Por acaso (ou por necessidade, não sei, de tal maneira tropeço na lógica modal), consagrei algumas páginas a este mesmo texto de Pierre Clastres numa direção exatamente oposta à de Ruy Fausto. Para mim, no Prefácio à tradução brasileira do Ensaio de Antropologia Política desse autor (publicada depois da tradução de A Sociedade contra o Estado), o que me interessava era mostrar justamente como o texto de Clastres era legível com categorias que dispensam o reconhecimento da positividade do negativo. Entre parênteses, é preciso dizer, a bem da verdade e levando água mais para o moinho de Ruy Fausto do que para o meu, que Pierre Clastres era leitor obsessivo da Filosofia do Direito de Hegel.

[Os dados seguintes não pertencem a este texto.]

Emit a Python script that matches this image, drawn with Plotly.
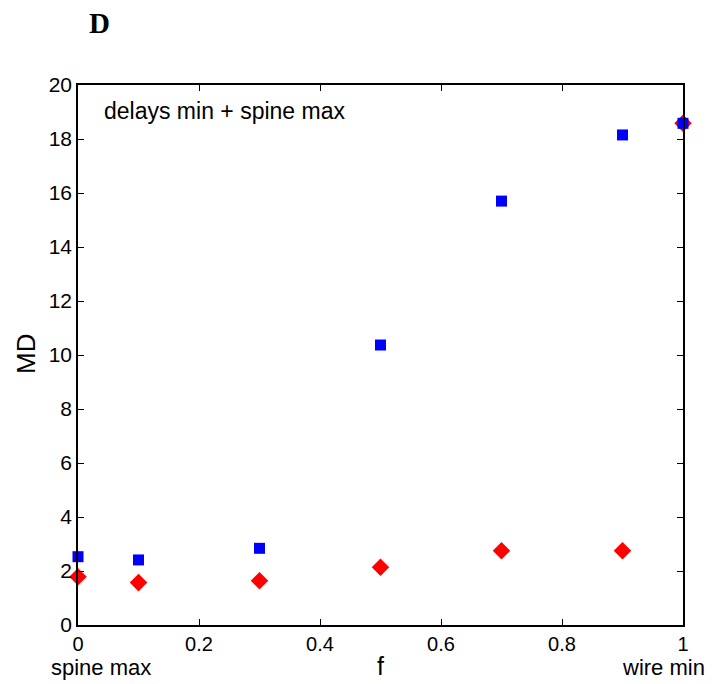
import plotly.graph_objects as go

f_vals = [0, 0.1, 0.3, 0.5, 0.7, 0.9, 1.0]
md_blue = [2.53, 2.41, 2.84, 10.37, 15.70, 18.15, 18.58]
md_red = [1.79, 1.57, 1.64, 2.14, 2.75, 2.75, 18.58]
x_ticks = [0, 0.2, 0.4, 0.6, 0.8, 1]
x_tick_labels = ["0", "0.2", "0.4", "0.6", "0.8", "1"]
y_ticks = [0, 2, 4, 6, 8, 10, 12, 14, 16, 18, 20]

font_family = "Liberation Sans, Arial, sans-serif"

fig = go.Figure()
fig.add_trace(go.Scatter(
    x=f_vals, y=md_red, mode="markers",
    marker=dict(symbol="diamond", size=13.5, color="#ff0000", line=dict(width=0)),
    cliponaxis=False, showlegend=False))
fig.add_trace(go.Scatter(
    x=f_vals, y=md_blue, mode="markers",
    marker=dict(symbol="square", size=11, color="#0000ff", line=dict(width=0)),
    cliponaxis=False, showlegend=False))

axis_common = dict(
    showgrid=False, zeroline=False, showline=True, linecolor="black", linewidth=1.5,
    mirror="ticks", ticks="inside", ticklen=6, tickcolor="black", tickwidth=1,
    tickfont=dict(family=font_family, size=21, color="black"),
)

fig.update_xaxes(range=[0, 1], tickvals=x_ticks, ticktext=x_tick_labels, **axis_common)
fig.update_xaxes(tickfont=dict(size=20))
fig.update_yaxes(range=[0, 20], tickvals=y_ticks, **axis_common)

# page body has an 8px margin, so plot area pixel positions are offset by 8
W_PLOT, H_PLOT = 605, 540
fig.update_layout(
    width=725, height=684,
    margin=dict(l=70, r=50, t=77, b=67),
    plot_bgcolor="white", paper_bgcolor="white",
    font=dict(family=font_family, color="black"),
    annotations=[
        dict(text="delays min + spine max", x=0.04, y=19.05, xref="x", yref="y",
             xanchor="left", yanchor="middle", showarrow=False,
             font=dict(family=font_family, size=23, color="black")),
        dict(text="<b>D</b>", x=(99 - 78) / W_PLOT, y=1 + (85 - 23) / H_PLOT,
             xref="paper", yref="paper", xanchor="center", yanchor="middle",
             showarrow=False,
             font=dict(family="Liberation Serif, Times New Roman, serif", size=29, color="black")),
        dict(text="spine max", x=(101 - 78) / W_PLOT, y=-(667 - 625) / H_PLOT,
             xref="paper", yref="paper", xanchor="center", yanchor="middle",
             showarrow=False, font=dict(family=font_family, size=22, color="black")),
        dict(text="wire min", x=(663 - 78) / W_PLOT, y=-(667 - 625) / H_PLOT,
             xref="paper", yref="paper", xanchor="center", yanchor="middle",
             showarrow=False, font=dict(family=font_family, size=22, color="black")),
        dict(text="f", x=(380 - 78) / W_PLOT, y=-(666 - 625) / H_PLOT,
             xref="paper", yref="paper", xanchor="center", yanchor="middle",
             showarrow=False, font=dict(family=font_family, size=25, color="black")),
        dict(text="MD", x=-(78 - 26) / W_PLOT, y=(625 - 354) / H_PLOT,
             xref="paper", yref="paper", xanchor="center", yanchor="middle",
             textangle=-90, showarrow=False,
             font=dict(family=font_family, size=26, color="black")),
    ],
)

fig.write_html("out.html")
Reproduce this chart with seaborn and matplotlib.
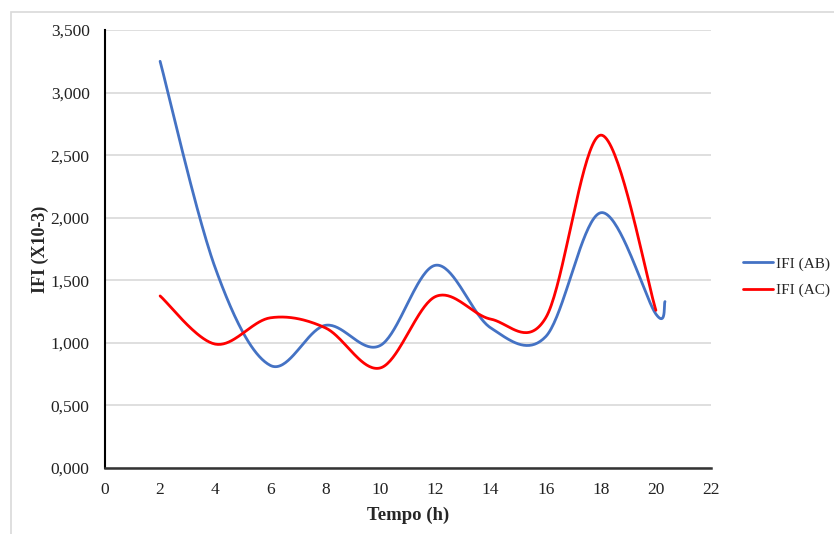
import numpy as np
import pandas as pd
import matplotlib
matplotlib.use("Agg")
import matplotlib.pyplot as plt
import seaborn as sns
from matplotlib.lines import Line2D

# Data
time_ab = [2, 4, 6, 8, 10, 12, 14, 16, 18, 20, 20.33]
ifi_ab = [3.25, 1.60, 0.82, 1.14, 0.98, 1.62, 1.12, 1.05, 2.04, 1.23, 1.33]
time_ac = [2, 4, 6, 8, 10, 12, 14, 16, 18, 20]
ifi_ac = [1.375, 0.99, 1.20, 1.12, 0.80, 1.37, 1.19, 1.20, 2.66, 1.26]
series_names = ["IFI (AB)", "IFI (AC)"]
colors = ["#4472C4", "#FF0000"]
y_ticks = [0, 0.5, 1.0, 1.5, 2.0, 2.5, 3.0, 3.5]
x_ticks = list(range(0, 23, 2))


def smooth(xs, ys, n=40):
    """Excel-like smoothed line (cardinal Bezier) through the points."""
    xs = np.asarray(xs, float)
    ys = np.asarray(ys, float)
    px, py = [], []
    m = len(xs)
    for i in range(m - 1):
        x0, y0 = (xs[i - 1], ys[i - 1]) if i > 0 else (xs[i], ys[i])
        x1, y1 = xs[i], ys[i]
        x2, y2 = xs[i + 1], ys[i + 1]
        x3, y3 = (xs[i + 2], ys[i + 2]) if i + 2 < m else (x2, y2)
        c1x, c1y = x1 + (x2 - x0) / 6, y1 + (y2 - y0) / 6
        c2x, c2y = x2 - (x3 - x1) / 6, y2 - (y3 - y1) / 6
        t = np.linspace(0, 1, n, endpoint=(i == m - 2))
        b0 = (1 - t) ** 3
        b1 = 3 * (1 - t) ** 2 * t
        b2 = 3 * (1 - t) * t ** 2
        b3 = t ** 3
        px.extend(b0 * x1 + b1 * c1x + b2 * c2x + b3 * x2)
        py.extend(b0 * y1 + b1 * c1y + b2 * c2y + b3 * y2)
    return np.array(px), np.array(py)


frames = []
for name, xs, ys in [(series_names[0], time_ab, ifi_ab), (series_names[1], time_ac, ifi_ac)]:
    sx, sy = smooth(xs, ys)
    frames.append(pd.DataFrame({"Tempo": sx, "IFI": sy, "Serie": name}))
df = pd.concat(frames, ignore_index=True)

sns.set_theme(style="white")
plt.rcParams["font.family"] = ["Liberation Serif", "DejaVu Serif"]

fig = plt.figure(figsize=(8.34, 5.34), dpi=100)
ax = fig.add_axes([105 / 834, 1 - 468 / 534, (711 - 105) / 834, (468 - 30) / 534])

# outer chart border (runs off the right and bottom edges)
fig.patches.append(plt.Rectangle((11 / 834, -0.01), 1.0, 1 - 12 / 534 + 0.01,
                                 transform=fig.transFigure, fill=False, edgecolor="#d9d9d9", lw=1.2))

sns.lineplot(data=df, x="Tempo", y="IFI", hue="Serie", palette=colors, sort=False,
             estimator=None, units="Serie", linewidth=2.0, ax=ax, legend=False)

ax.set_xlim(0, 22)
ax.set_ylim(0, 3.5)
ax.set_xticks(x_ticks)
ax.set_yticks(y_ticks)
ax.set_yticklabels([f"{v:.3f}".replace(".", ",") for v in y_ticks])
ax.tick_params(axis="both", length=0, labelsize=12.5, colors="#222222")
ax.tick_params(axis="y", pad=11)
ax.tick_params(axis="x", pad=10)
ax.grid(axis="y", color="#d9d9d9", lw=1.2)
ax.set_axisbelow(True)
for s in ["top", "right"]:
    ax.spines[s].set_visible(False)
ax.spines["left"].set_color("#000000")
ax.spines["bottom"].set_color("#333333")
ax.spines["left"].set_linewidth(1.5)
ax.spines["bottom"].set_linewidth(1.8)

ax.set_xlabel("Tempo (h)", fontsize=13.5, fontweight="bold", labelpad=6)
ax.set_ylabel("IFI (X10-3)", fontsize=13, fontweight="bold", labelpad=1.5)

handles = [Line2D([0], [0], color=c, lw=2.0) for c in colors]
fig.legend(handles, series_names, loc="center left", bbox_to_anchor=(741 / 834, 1 - 277 / 534),
           frameon=False, fontsize=11, handlelength=2.0, handletextpad=0.2, labelspacing=0.85,
           borderpad=0.1, borderaxespad=0)

fig.savefig("out.png", dpi=100)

Na ocasião, eu pensava em (e citava) Bergson e sua bela crítica da ideia do Nada. Numa palavra, o conflito entre as duas leituras mostra, pelo menos, que o texto de Clastres pode ser traduzido em mais de um jargão. Ou que não há experimentum crucis conceitual, que me permita escolher com segurança uma linguagem como horizonte universal da Razão.

Por que não explicar Clastres em lacaniano ou qualquer outra língua exótica, ministrada pelo Instituto Berlitz? A minha suspeita — com as reservas de minha ignorância na área em que Ruy Fausto é mestre — é de que seu trabalho é semelhante ao de Skinner, em Ciência e comportamento humano, quando traduz o conteúdo da Sociologia e da Economia na linguagem da teoria operante. Apenas um translation trick, como M. Scriven caracteriza o procedimento teórico de Skinner.

3.

O belo livro de Ruy Fausto dá o que pensar ou, como diriam os alemães, é Denkwurdig. Permite, entre outras coisas, mas talvez contra a intenção do autor, uma interpretação da Dialética (avessa também ao último Lukács) que não a condena ao caminho da ontologia aristotélica. O próprio Ruy insiste, com razão, em que, para Hegel, não se pode aplicar a Dialética.

O que me faz recordar a conclusão do livro de Gérard Lebrun sobre Hegel. Lebrun encerra seu livro (La Patience du Concept) nos seguintes termos:

Assim, a tradição está exposta diante de nós, com seus conceitos manipuláveis e deformáveis segundo o arbítrio do operador. Ela nada tem, portanto, a nos dizer. Por que, então, pôr-se à sua escuta? Ela nada mais faz que engolir. Temos novamente a liberdade de trabalhar os textos e de brincar com seus conteúdos, sem sermos obrigados a afinar nossos ouvidos. Um filósofo — finalmente — não propõe ruptura, evasão ou conversão, nada que se assemelhe às grandes decisões em que arriscamos nossa felicidade. Nada há senão uma onda ascendente que recobre as significações ‘bem conhecidas’, nada além de um discurso não precipitado, que nada constitui senão a si mesmo.

Georg Wilhem Friedrich-Hegel e Ludwig Wittgenstein? O que é uma pergunta final, embora provisória, endereça a todos e a ninguém.